La agitación de una chica mientras corre en el escenario a oscuras hace de ese sonido una presencia invisible, casi como un fuera de escena. Los pies descalzos sugieren un trote liviano como si se mantuviera en un salto sin tocar el suelo, algo que no se manifiesta desde la estridencia sino desde la capacidad de resistir. 

Los finales que habitan en el título absurdo de Finlandia son el tema, la redundancia de esta obra donde la teatralidad se vuelve movimiento incansable, abstracción que hace de la palabra una definición hueca a la que hay que rellenar con alguna intencionalidad casual o tal vez obligar a la permanencia en el sinsentido, en el disfrute de esa nada que arriba al momento de acabar algo, cesación que las cuatro intérpretes parecen no querer alcanzar nunca.

Porque Finlandia también podría ser una obra sobre esa palpitación extrema del no poder más, sobre cuerpos que demandan una extensión de tiempo pero se desvanecen sudados, exigidos en una dinámica atolondrada de la que las actrices/bailarinas se valen para darle apertura, ambigüedad a las escenas que transitan como humoradas, siempre estalladas en la presión de seguir. 

El país de los finales podría llamarse esa tierra que eligen dejar vacía en la mitad de su trecho, con algunos objetos tirados que dan cuenta de esa ausencia.
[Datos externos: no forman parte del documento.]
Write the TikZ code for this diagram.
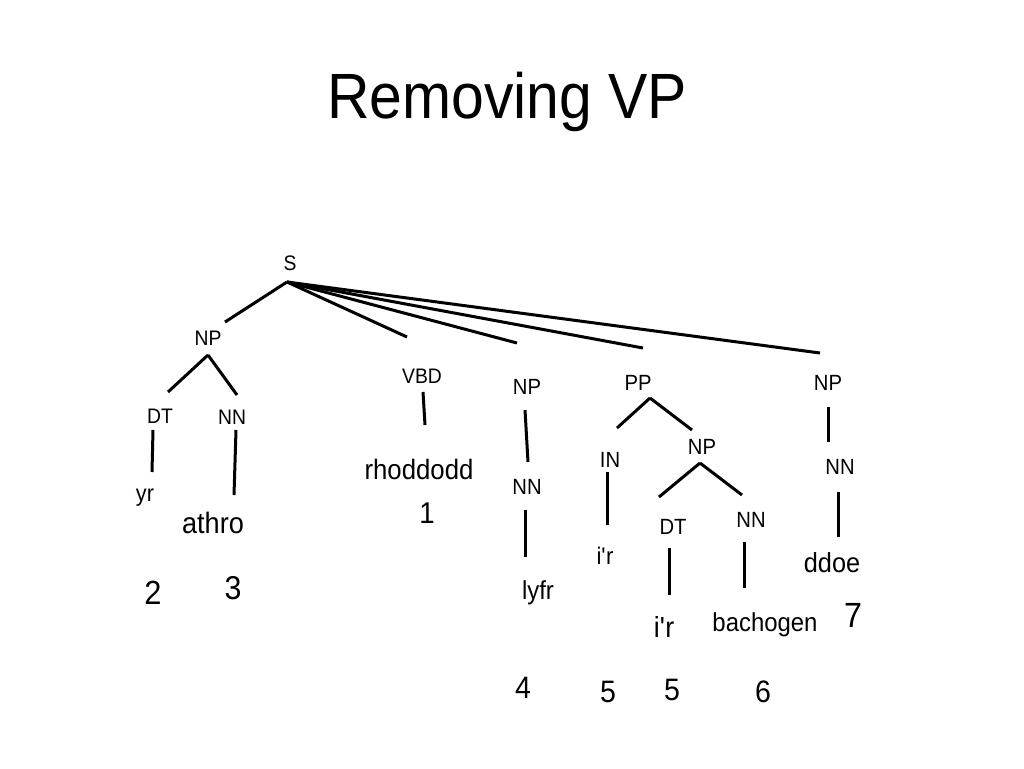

Hay una voluntad de abandonar al público en el desamparo del no ver, de la acción que no tiene lugar donde los aplausos, entendidos como la culminación de una obra, irrumpen como un efecto sonoro casi al comienzo de la función para que nada asuma la impresión de una secuencia. 

Si la escena donde las chicas se intercambian la ropa en una circularidad que parece no obedecer a ninguna lógica conclusiva, evoca el gesto de pasarse los sombreros que Vladimir y Estragón usaban en Esperando a Godot para que ese tiempo no tuviera sustancia, no existiera ante ellos como un contrincante al que debían aceptar y apaciguar, en Finlandia las intérpretes se vuelcan a la acción como figuras móviles, a veces deformadas o exageradas que fuerzan la aparición de un personaje al que acceden a partir de una expresión que busca un lenguaje sin requerir de las palabras, o sin volverlas imprescindibles. 

El hecho dramático es eso que ocurre antes que algo concluya, un modo de hacer a hablar a Aristóteles en una glosa de su definición simple del desenlace. En esta experiencia de danza- teatro la trama es una serie de obstáculos que ellas grafican en una carretera olímpica casi de juguete porque todo en Finlandia apunta a la simulación, a la representación atolondrada de algo que tendría que tener un épica, un sentido, como las celebraciones de fin de año, con sus criaturas disfrazadas, en una mecánica fuera de sincro que se ocupa de ir en contra de la música, o evitarla y atenerse a las sonoridades del cuerpo.

Ese decantar de la danza en actuación le sirve a la dirección en conjunto que ejerce el grupo La Montón para indagar en la estética de los seres inanimados. Las actrices como maniquíes o muñecas despojadas de alma que se rigen por una mecánica un tanto autónoma de la narración, que las lleva a reproducir voces de manuales, fragmentos de locutores en un español de doblaje que intentan explicar algo así como la eficacia de un desenlace, sus categorías, el modo en que pueden intervenir en quienes ofician de espectadores, con el propósito de explicar, de usar una parte de la historia como un todo. 

Finlandia, idea y dirección del grupo La Montón, con la interpretación de Lucía García Pullés, Samanta Leder, Inés Maas y Delfina Thiel se presenta los viernes a las 21 en El Portón de Sánchez.